O assunto voltará a ser debatido pela Congregação assim que a FAU receber uma resposta da PG-USP. “Não é uma questão que uma unidade possa resolver individualmente”, pondera Maria Camila, mas será encampada pela faculdade. “Numa discussão desse tipo, não tem mais como voltar atrás”.

Na avaliação de Marcelly Alessandra de Carvalho Soares, segundanista da FAU e ativista do Coletivo Malungo, as decisões da Congregação representam um marco histórico. “Isso precisa ser construído na USP como um todo também, ainda temos muita luta pela frente, é só o início de uma universidade pública inclusiva e diversa em todas as suas áreas”, declarou ao Informativo Adusp a estudante.

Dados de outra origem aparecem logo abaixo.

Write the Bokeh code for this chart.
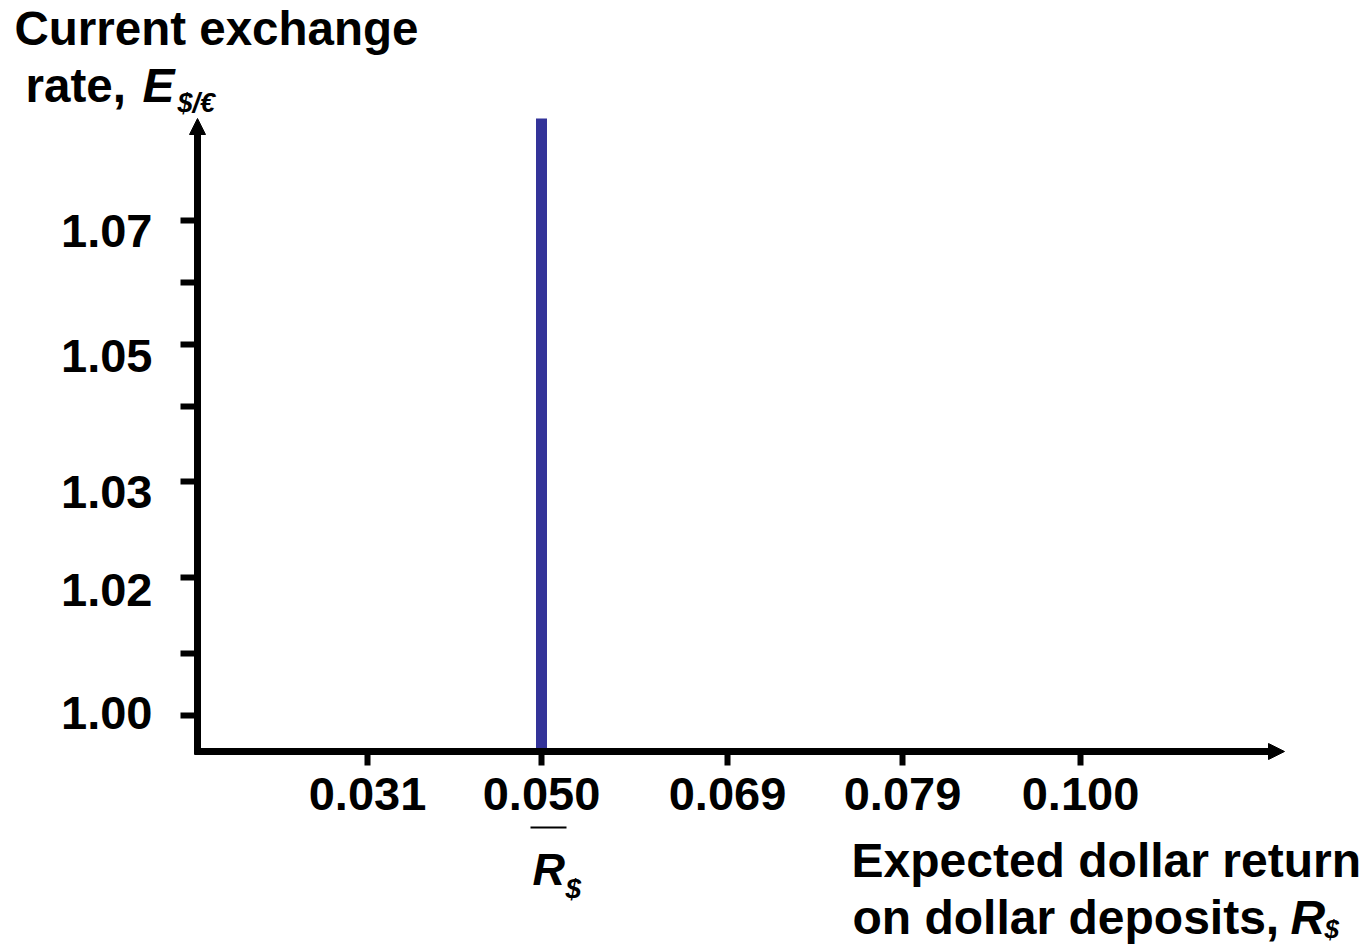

“Sei que esse processo não vai ser fácil, se não temos nenhum professor preto, pardo ou indígena na FAUD não é uma coincidência, é só mais um reflexo dessa universidade branca e elitista”, diz Marcelly. “Está sendo muito importante para mim, como uma estudante preta, sentir que pode haver um espaço onde não apenas teremos representatividade, mas tais pessoas ocupando esses espaços nos darão novas perspectivas e conhecimentos sobre os assuntos acadêmicos que há anos são abordados com a mesma visão”.